Elvis is remembered every year in ritual and pilgrimage. Tens of thousands of Elvis fans converge on the star’s Graceland home in Memphis, Tennessee, on the anniversary of his death, to hold an all-night vigil. They process through the grounds and around the Presley graves, carrying candles in silent prayer. For many, it is the highlight of a year of Elvis devotion. In their homes, they have shrines to Elvis. They treasure souvenirs as if they were holy relics. They attend Elvis tribute concerts where an Elvis lookalike serves as a priest of the church.
Over time, these concerts have taken on a formal shape. They include a quasi-communion rite when scarves and kisses are distributed in place of bread and wine.
Elvis has been the subject of several academic conferences and university courses. Students of modern religious movements describe visits to Graceland as pilgrimages, and study the messages and prayers to Elvis written on the wall outside the grounds. They read deep meaning into the words and actions of the Elvis tribute concerts. It is argued that within the song “An American Trilogy”, invariably sung on such occasions, a theology of Elvis has evolved which echoes the theology of incarnation, suffering, and triumph to be found in Christianity.
On the wackier fringe of Elvis fandom, he is viewed as the true messiah. I have seen an Elvis Christmas card showing Jesus on his knees paying homage to the singer. I once visited a fan who had moved to live in Memphis after what she described as an intense Elvis conversion experience. She showed me a room in her house where a huge poster of Jesus faced one of Elvis. To her, they were one and the same.
After the death of Elvis, it took a few years for the quasi-religious practices associated with him to take shape and become established. It helped that the Presley estate was also actively developing Graceland as a visitor attraction. Since then, the growth in Elvis devotion has been steady; a new generation, who never knew Elvis alive, are becoming involved and getting to know his music through remixes and reissues of his recordings.
THE posthumous devotion to Diana has not reached the same cultic intensity, but there are nevertheless fans for whom the magic and memory of “the people’s princess” have not faded.
On 31 August this year, to mark the 20th anniversary, her followers will most probably gather outside Kensington Palace, as they have done regularly since her death. They will leave flowers, and tie cards and prayers to the wrought-iron gates. The prayers will address Diana as “Queen of Hearts” and “Queen of Heaven”. The iconography and many of the words will be borrowed from the Roman Catholic tradition of devotion to Mary.

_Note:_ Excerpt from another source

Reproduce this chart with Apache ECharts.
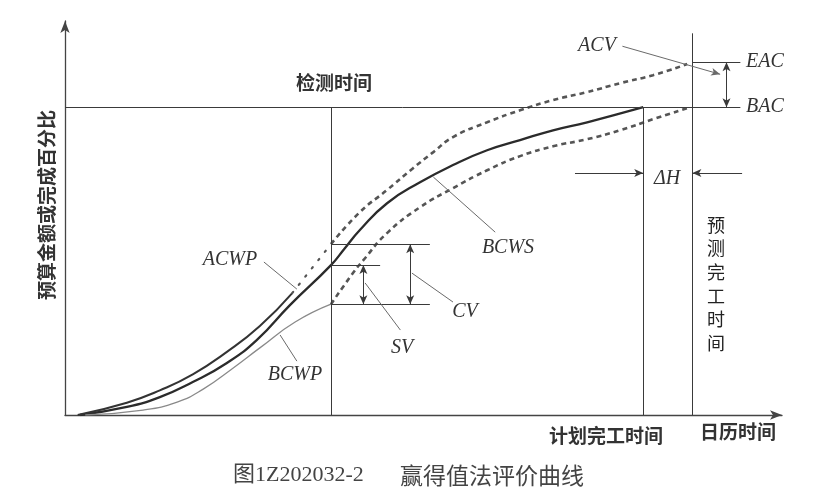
<!DOCTYPE html>
<html>
<head>
<meta charset="utf-8">
<script src="https://cdn.jsdelivr.net/npm/echarts@6/dist/echarts.min.js"></script>
<style>html,body{margin:0;padding:0;background:#fff}#c{width:824px;height:501px}</style>
</head>
<body>
<div id="c"></div>
<script>
// ---- data (time units: planned completion = 100; value units: BAC = 100) ----
const BCWS_T = [2.6, 10.7, 16.4, 22.1, 28.0, 33.2, 38.9, 46.0, 48.4, 51.0, 55.7, 61.4, 67.1, 73.0, 78.7, 84.4, 90.3, 100.0];
const BCWS_P = [0, 2.6, 5.8, 10.7, 16.9, 24.4, 35.7, 48.7, 54.2, 60.1, 68.8, 75.6, 81.2, 86.0, 89.3, 92.5, 95.1, 100.0];

const ACWP_T = [2.2, 10.7, 16.4, 22.1, 28.0, 33.7, 39.3];
const ACWP_P = [0, 4.0, 8.0, 13.2, 20.5, 28.9, 39.6];
const ACWP_GAP_T = [39.3, 46.0];
const ACWP_GAP_P = [39.6, 55.5];
const ACWP_FC_T = [46.0, 51.0, 55.7, 60.2, 63.7, 67.1, 73.0, 78.7, 84.4, 90.3, 96.0, 101.7, 107.6];
const ACWP_FC_P = [55.5, 65.9, 73.1, 80.2, 85.4, 90.3, 95.1, 99.0, 102.3, 104.9, 107.8, 110.4, 114.0];

const BCWP_T = [3.5, 13.5, 19.4, 23.9, 29.1, 33.7, 39.8, 46.0];
const BCWP_P = [0, 1.6, 4.2, 8.4, 15.3, 21.8, 30.2, 36.0];
const BCWP_FC_T = [46.0, 49.8, 51.6, 55.7, 61.4, 67.1, 73.0, 78.7, 84.4, 90.3, 96.0, 101.7, 108.1];
const BCWP_FC_P = [36.0, 46.1, 50.3, 59.1, 67.5, 73.7, 79.5, 84.1, 87.3, 89.6, 92.5, 96.1, 100.0];

const DETECT_T = 46.0, PLAN_T = 100, FORECAST_T = 108.5;
const BAC = 100, EAC = 114.6;
const ACWP_AT = 55.5, BCWS_AT = 48.7, BCWP_AT = 36.0;

const TEXTS = {
  detect: '检测时间', plan: '计划完工时间', cal: '日历时间', yname: '预算金额或完成百分比',
  forecast: '预测完工时间', cap1: '图1Z202032-2', cap2: '赢得值法评价曲线',
  acv: 'ACV', eac: 'EAC', bac: 'BAC', dh: 'ΔH', bcws: 'BCWS', acwp: 'ACWP', bcwp: 'BCWP', sv: 'SV', cv: 'CV'
};

const zip = (a, b) => a.map((v, i) => [v, b[i]]);

function seg(x1, y1, x2, y2, color, width, s1, s2) {
  return [
    { coord: [x1, y1], symbol: s1 || 'none', lineStyle: { color: color, width: width, type: 'solid' } },
    { coord: [x2, y2], symbol: s2 || 'none' }
  ];
}

const REF = '#3a3a3a', LEAD = '#6a6a6a';
const segments = [
  seg(0, BAC, 116.8, BAC, REF, 1),
  seg(FORECAST_T, EAC, 116.8, EAC, REF, 1),
  seg(DETECT_T, 0, DETECT_T, BAC, REF, 1),
  seg(PLAN_T, 0, PLAN_T, BAC, REF, 1),
  seg(FORECAST_T, 0, FORECAST_T, 124, REF, 1),
  seg(DETECT_T, ACWP_AT, 63.1, ACWP_AT, REF, 1),
  seg(DETECT_T, BCWP_AT, 63.1, BCWP_AT, REF, 1),
  seg(DETECT_T, BCWS_AT, 54.5, BCWS_AT, REF, 1),
  seg(34.4, 49.7, 40.1, 40.9, LEAD, 1),
  seg(63.7, 77.3, 74.4, 59.4, LEAD, 1),
  seg(37.2, 26.0, 40.1, 17.5, LEAD, 1),
  seg(51.9, 42.9, 58.0, 27.6, LEAD, 1),
  seg(60.0, 46.1, 67.1, 36.7, LEAD, 1)
];
const arrows = [
  seg(96.4, 119.8, 113.3, 110.7, LEAD, 1, 'none', 'arrow'),
  seg(114.4, EAC, 114.4, BAC, REF, 1, 'arrow', 'arrow'),
  seg(51.6, BCWS_AT, 51.6, BCWP_AT, REF, 1, 'arrow', 'arrow'),
  seg(59.7, ACWP_AT, 59.7, BCWP_AT, REF, 1, 'arrow', 'arrow'),
  seg(88.2, 78.6, PLAN_T, 78.6, REF, 1, 'none', 'arrow'),
  seg(117.1, 78.6, FORECAST_T, 78.6, REF, 1, 'none', 'arrow')
];

const chart = echarts.init(document.getElementById('c'), null, { renderer: 'canvas' });

const CJK = "'Noto Sans CJK SC', sans-serif";
const SERIF = "'Liberation Serif', 'DejaVu Serif', serif";
function txt(t, x, y, o) {
  return { type: 'text', x: x, y: y, silent: true, rotation: (o && o.rot) || 0,
    style: Object.assign({ text: t, fill: '#333', fontFamily: CJK, fontSize: 19, fontWeight: 'bold',
      align: 'center', verticalAlign: 'middle' }, (o && o.s) || {}) };
}
function it(t, x, y) {
  return txt(t, x, y, { s: { fontFamily: SERIF, fontStyle: 'italic', fontWeight: 'normal', fontSize: 20, fill: '#333' } });
}

const axisCommon = {
  type: 'value', axisTick: { show: false }, axisLabel: { show: false }, splitLine: { show: false },
  axisLine: { show: true, symbol: ['none', 'arrow'], symbolSize: [7, 12], lineStyle: { color: '#444', width: 1.3 } }
};

const curve = (data, color, width, type) => ({
  type: 'line', data: data, smooth: 0.5, symbol: 'none', silent: true,
  lineStyle: { color: color, width: width, type: type || 'solid' }
});

chart.setOption({
  animation: false,
  backgroundColor: '#fff',
  grid: { left: 65, right: 42, top: 21, bottom: 86 },
  xAxis: Object.assign({}, axisCommon, { min: 0, max: 124 }),
  yAxis: Object.assign({}, axisCommon, { min: 0, max: 128 }),
  series: [
    Object.assign(curve(zip(BCWS_T, BCWS_P), '#2b2b2b', 2.3), { name: 'BCWS' }),
    Object.assign(curve(zip(ACWP_T, ACWP_P), '#333', 2), { name: 'ACWP' }),
    { name: 'ACWPgap', type: 'line', data: zip(ACWP_GAP_T, ACWP_GAP_P), symbol: 'none', silent: true,
      lineStyle: { color: '#555', width: 2.2, type: [1.5, 9], cap: 'round' } },
    Object.assign(curve(zip(ACWP_FC_T, ACWP_FC_P), '#555', 2.6, [5, 4]), { name: 'ACWPfc' }),
    Object.assign(curve(zip(BCWP_T, BCWP_P), '#8a8a8a', 1.3), { name: 'BCWP' }),
    Object.assign(curve(zip(BCWP_FC_T, BCWP_FC_P), '#555', 2.6, [5, 4]), { name: 'BCWPfc' }),
    { name: 'refs', type: 'line', data: [], symbol: 'none', silent: true,
      markLine: { silent: true, animation: false, symbol: 'none', label: { show: false },
        emphasis: { disabled: true }, data: segments } },
    { name: 'arrows', type: 'line', data: [], symbol: 'none', silent: true,
      markLine: { silent: true, animation: false, symbolSize: [6, 9], label: { show: false },
        emphasis: { disabled: true }, data: arrows } }
  ],
  graphic: [
    txt(TEXTS.detect, 334, 83),
    txt(TEXTS.plan, 606, 436),
    txt(TEXTS.cal, 738, 432),
    txt(TEXTS.yname, 47, 205, { rot: Math.PI / 2 }),
    txt(TEXTS.forecast.split('').join('\n'), 716, 284, { s: { fontWeight: 'normal', fontSize: 18, lineHeight: 23.6, fill: '#222' } }),
    txt(TEXTS.cap1, 233, 475, { s: { align: 'left', fontFamily: SERIF + ", 'Noto Sans CJK SC'", fontWeight: 'normal', fontSize: 22, fill: '#444' } }),
    txt(TEXTS.cap2, 400, 475, { s: { align: 'left', fontWeight: 'normal', fontSize: 23, fill: '#444' } }),
    it(TEXTS.acv, 597, 46),
    it(TEXTS.eac, 765, 62),
    it(TEXTS.bac, 765, 107),
    it(TEXTS.dh, 667, 179),
    it(TEXTS.bcws, 508, 248),
    it(TEXTS.acwp, 230, 260),
    it(TEXTS.bcwp, 295, 375),
    it(TEXTS.sv, 402, 348),
    it(TEXTS.cv, 465, 312)
  ]
});
</script>
</body>
</html>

At present, the hardcore Dianaphiles, unlike the Elvis fans, are numbered in their hundreds, not thousands. As with Elvis fans, a few have shrines to Diana in their homes, and they treasure mementoes of her life, and light candles in her honour. Yet, already a theology of Diana is emerging. She is viewed as the feminine expression of the God of the New Age.
As with Elvis, the mockers are active. Yet within a year of her death, a virtual Church of Diana was created on the internet. More seriously, there are now several mediums who claim to receive messages from Diana, and there have been several repeated sightings of the princess in ethereal form as an angel of mercy.
IT REMAINS to be seen whether a Diana cult will follow the same pattern of growth as the Elvis “religion”. To date, the parallels between the two have been close, but there is no certainty that the memories of either 20th-century celebrity will survive as long-term religious movements.
Certainly religions tend to begin by adherents’ gathering together to perform rituals. In the early days of Christianity, the disciples came together to break bread as a way of remembering their leader and friend. There was no New Testament to study, and the Nicene Creed was not formulated for another three centuries.
But, under the guidance of the Holy Spirit, and through the courage of the early believers, Christianity took root. The Elvis and Diana pseudo-religions may survive several generations, but I suspect that they will eventually go the way of the many hundreds of other religious movements of previous centuries, which once flourished, but have now been all but forgotten.